Whether he’s evading an entourage of ineffective hitmen, being flirty-professional with an attractive female co-conspirator, or simply trying to connect with his is she/isn’t she daughter, Jack Reacher can’t catch a break. In this enjoyably naff and wholly inconsequential sequel to Christopher McQuarrie’s 2012 actioner, our hero is once again depicted as a good guy with a difficult past, a self-styled ex-general turned drifter who relies on his easy charm and keen instinct to squirm his way out of trouble. And that’s it. No backstory, no discernible character arc, no reason to keep watching.
Of course, as with Ethan Hunt, Reacher’s appeal lies in his enigma, but continuously playing to Cruise’s strengths is to ignore those of Lee Child’s literary creation. What this film plainly lacks is nuance. In one scene Reacher and Cobie Smulder’s scorned Major track a junkie war veteran to a crack den in New Orleans, where an opportunity to do something more with the titular protagonist is missed. Given his murky military background, one available reading of Reacher’s constant snooping and increasingly paranoid, violent behaviour is that he is suffering from PTSD.
In an alternate fan theory version of Jack Reacher: Never Go Back, the layers of Reacher’s complex nature might be peeled back to reveal a socially maladjusted fugitive in desperate need of help. Not here though – director Edward Zwick, abetted by co-writers Richard Wenk and Marshall Herskovitz and, yes, even Cruise, makes no attempt to explore the character’s psychological make-up or provide deeper meaning. Indeed, the only real insight we get into his psyche arrives late on via an oddly homoerotic undertow, when Patrick Heusinger’s chiselled alpha-assassin decides to make things uncomfortably personal.
On a more positive note, there’s plenty to like about Danika Yarosh’s feisty performance as Samantha Dayton, despite the fact that she’s sorely wasted in a tedious daddy-daughter subplot that’s clumsily shoehorned in before eventually being resolved in the most anticlimactic manner imaginable. She even gets to deliver the film’s best line, at one point repeating an unfavourable description of Reacher as “a big hero and a total asshole.” Apt, but still a fairly weak substitute for actual characterisation.
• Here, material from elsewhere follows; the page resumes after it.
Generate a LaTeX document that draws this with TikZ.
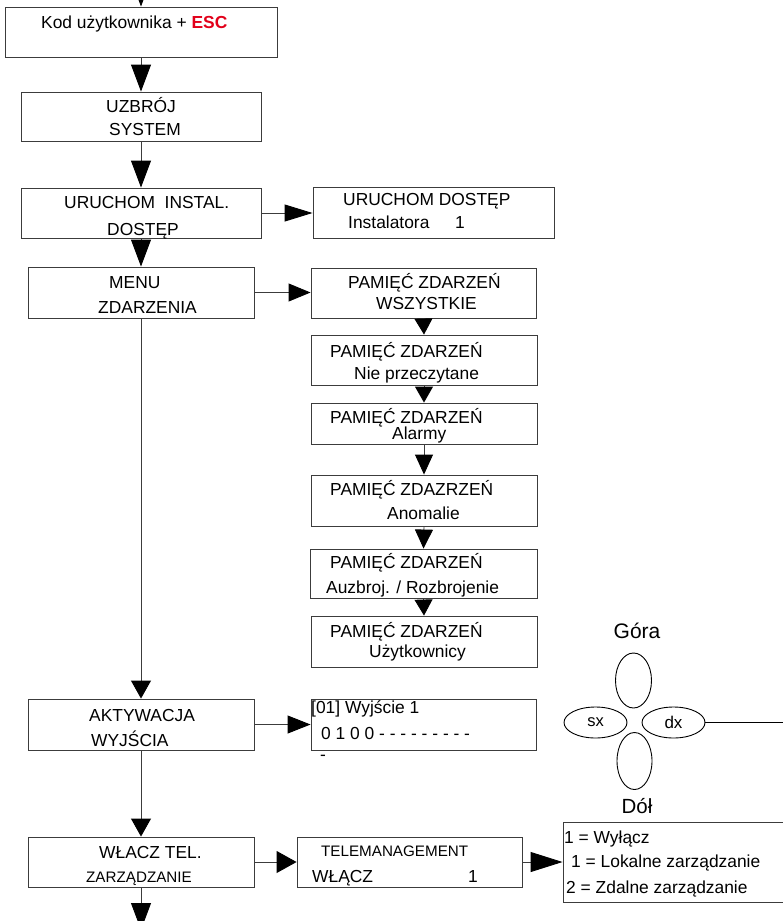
\documentclass[tikz,border=0pt]{standalone}
\usepackage{fontspec}
\setmainfont{Liberation Sans}
\usetikzlibrary{arrows.meta,shapes.geometric}
\definecolor{escred}{RGB}{226,0,26}
\definecolor{lineg}{RGB}{60,60,60}
\tikzset{
  box/.style={draw=lineg, line width=0.9pt, fill=white, rectangle, inner sep=0pt},
  txt/.style={anchor=base west, inner sep=0pt, font=\fontsize{17.4}{20}\selectfont},
  stxt/.style={anchor=base west, inner sep=0pt, font=\fontsize{15.2}{18}\selectfont},
  conn/.style={draw=lineg, line width=0.9pt},
  bigarrow/.style={conn, -{Triangle[width=20pt,length=27pt,color=black]}},
  sidearrow/.style={conn, -{Triangle[width=18pt,length=22pt,color=black]}},
  smallarrow/.style={conn, -{Triangle[width=18pt,length=16pt,color=black]}},
  key/.style={draw=black, line width=0.9pt, ellipse, inner sep=0pt}
}
\begin{document}
\begin{tikzpicture}[x=1pt,y=-1pt]
\useasboundingbox (0,0) rectangle (783,921);
% boxes
\node[box, minimum width=272pt, minimum height=50pt] (b1) at (141,32) {};
\node[box, minimum width=240pt, minimum height=49pt] (b2) at (141,116.5) {};
\node[box, minimum width=240pt, minimum height=50pt] (b3) at (141,213) {};
\node[box, minimum width=241pt, minimum height=51pt] (b4) at (433.5,212.5) {};
\node[box, minimum width=226pt, minimum height=51pt] (b5) at (141,292.5) {};
\node[box, minimum width=225pt, minimum height=50pt] (b6) at (423.5,293) {};
\node[box, minimum width=226pt, minimum height=50pt] (b7) at (424,360) {};
\node[box, minimum width=226pt, minimum height=41pt] (b8) at (424,423.5) {};
\node[box, minimum width=226pt, minimum height=51pt] (b9) at (424,500.5) {};
\node[box, minimum width=227pt, minimum height=49pt] (b10) at (423.5,573.5) {};
\node[box, minimum width=226pt, minimum height=51pt] (b11) at (424,641.5) {};
\node[box, minimum width=226pt, minimum height=51pt] (b12) at (141,724.5) {};
\node[box, minimum width=226pt, minimum height=50pt] (b13) at (141,862) {};
\node[box, minimum width=225pt, minimum height=51pt] (b14) at (423.5,724.5) {};
\node[box, minimum width=225pt, minimum height=50pt] (b15) at (409.5,862) {};
\node[box, minimum width=237pt, minimum height=80pt] (b16) at (681.5,862) {};
% connectors
\coordinate (top) at (141,-5);
\coordinate (bottom) at (141,930);
\draw[bigarrow] (top) -- (b1.north);
\draw[bigarrow] (b1.south) -- (b2.north);
\draw[bigarrow] (b2.south) -- (b3.north);
\draw[bigarrow] (b3.south) -- (b5.north);
\draw[conn, -{Triangle[width=17pt,length=28pt,color=black]}] (b3.east) -- (b3.east -| b4.west);
\draw[sidearrow] (b5.east) -- (b5.east -| b6.west);
\draw[smallarrow] (b6.south) -- (b7.north);
\draw[smallarrow] (b7.south) -- (b8.north);
\draw[conn, -{Triangle[width=18pt,length=20pt,color=black]}] (b8.south) -- (b9.north);
\draw[conn, -{Triangle[width=18pt,length=19pt,color=black]}] (b9.south) -- (b10.north);
\draw[smallarrow] (b10.south) -- (b11.north);
\draw[conn, -{Triangle[width=20pt,length=18pt,color=black]}] (b5.south) -- (b12.north);
\draw[conn, -{Triangle[width=18pt,length=23pt,color=black]}] (b12.east) -- (b12.east -| b14.west);
\draw[conn, -{Triangle[width=20pt,length=18pt,color=black]}] (b12.south) -- (b13.north);
\draw[conn, -{Triangle[width=22pt,length=20pt,color=black]}] (b13.east) -- (b13.east -| b15.west);
\draw[conn, -{Triangle[width=20pt,length=32pt,color=black]}] (b15.east) -- (b15.east -| b16.west);
\draw[bigarrow] (b13.south) -- (bottom);
% texts
\node[txt] (t1) at (41,28) {Kod użytkownika + \textbf{\color{escred}ESC}};
\node[txt] (t2a) at (106,112) {UZBRÓJ};
\node[txt] (t2b) at (109,135) {SYSTEM};
\node[txt] (t3a) at (64,208) {URUCHOM\ \ INSTAL.};
\node[txt] (t3b) at (107,235) {DOSTĘP};
\node[txt] (t4a) at (343,205) {URUCHOM DOSTĘP};
\node[txt] (t4b) at (348,228) {Instalatora};
\node[txt] (t4c) at (455,228) {1};
\node[txt] (t5a) at (109,288) {MENU};
\node[txt] (t5b) at (98,313) {ZDARZENIA};
\node[txt] (t6a) at (348,288) {PAMIĘĆ ZDARZEŃ};
\node[txt] (t6b) at (376,309) {WSZYSTKIE};
\node[txt] (t7a) at (330,357) {PAMIĘĆ ZDARZEŃ};
\node[txt] (t7b) at (354,379) {Nie przeczytane};
\node[txt] (t8a) at (330,423) {PAMIĘĆ ZDARZEŃ};
\node[txt] (t8b) at (392,439) {Alarmy};
\node[txt] (t9a) at (330,495) {PAMIĘĆ ZDAZRZEŃ};
\node[txt] (t9b) at (387,519) {Anomalie};
\node[txt] (t10a) at (330,568) {PAMIĘĆ ZDARZEŃ};
\node[txt] (t10b) at (326,593) {Auzbroj. / Rozbrojenie};
\node[txt] (t11a) at (330,637) {PAMIĘĆ ZDARZEŃ};
\node[txt] (t11b) at (369,657) {Użytkownicy};
\node[txt] (t12a) at (89,721) {AKTYWACJA};
\node[txt] (t12b) at (91,746) {WYJŚCIA};
\node[txt] (t13a) at (99,858) {WŁACZ TEL.};
\node[stxt] (t13b) at (86,882) {ZARZĄDZANIE};
\node[txt] (t14a) at (311,713) {[01] Wyjście 1};
\node[txt] (t14b) at (321,739) {0 1 0 0 - - - - - - - - -};
\node[txt] (t14c) at (320,760) {-};
\node[stxt] (t15a) at (321,856) {TELEMANAGEMENT};
\node[txt] (t15b) at (312,882) {WŁĄCZ};
\node[txt] (t15c) at (468,882) {1};
\node[txt] (t16a) at (564,843) {1 = Wyłącz};
\node[txt] (t16b) at (571,867) {1 = Lokalne zarządzanie};
\node[txt] (t16c) at (566,893) {2 = Zdalne zarządzanie};
% keypad
\node[anchor=base, inner sep=0pt, font=\fontsize{21}{24}\selectfont] (gora) at (637,638) {Góra};
\node[key, minimum width=36pt, minimum height=55pt] (kup) at (633.5,680.5) {};
\node[key, minimum width=63pt, minimum height=31pt, font=\fontsize{16.5}{19}\selectfont] (ksx) at (595.5,722.5) {sx};
\node[key, minimum width=63pt, minimum height=31pt, font=\fontsize{17}{19}\selectfont] (kdx) at (673.5,722.5) {dx};
\node[key, minimum width=35pt, minimum height=57pt] (kdn) at (634.5,761) {};
\node[anchor=base, inner sep=0pt, font=\fontsize{20.5}{24}\selectfont] (dol) at (637,813) {Dół};
\coordinate (kend) at (790,722.5);
\draw[draw=black, line width=0.9pt] (kdx.east) -- (kend);
\end{tikzpicture}
\end{document}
After two Jack Reachers and at least two too many Mission: Impossibles, there’s a special kind of viewer fatigue that comes from watching Cruise leg it around after some vaguely corrupt organisation (in this case a munitions supplier named Parasource) for two hours. As an action star, there’s no denying that he still has what it takes – it’s the routine itself that is suddenly starting to look leaden-footed.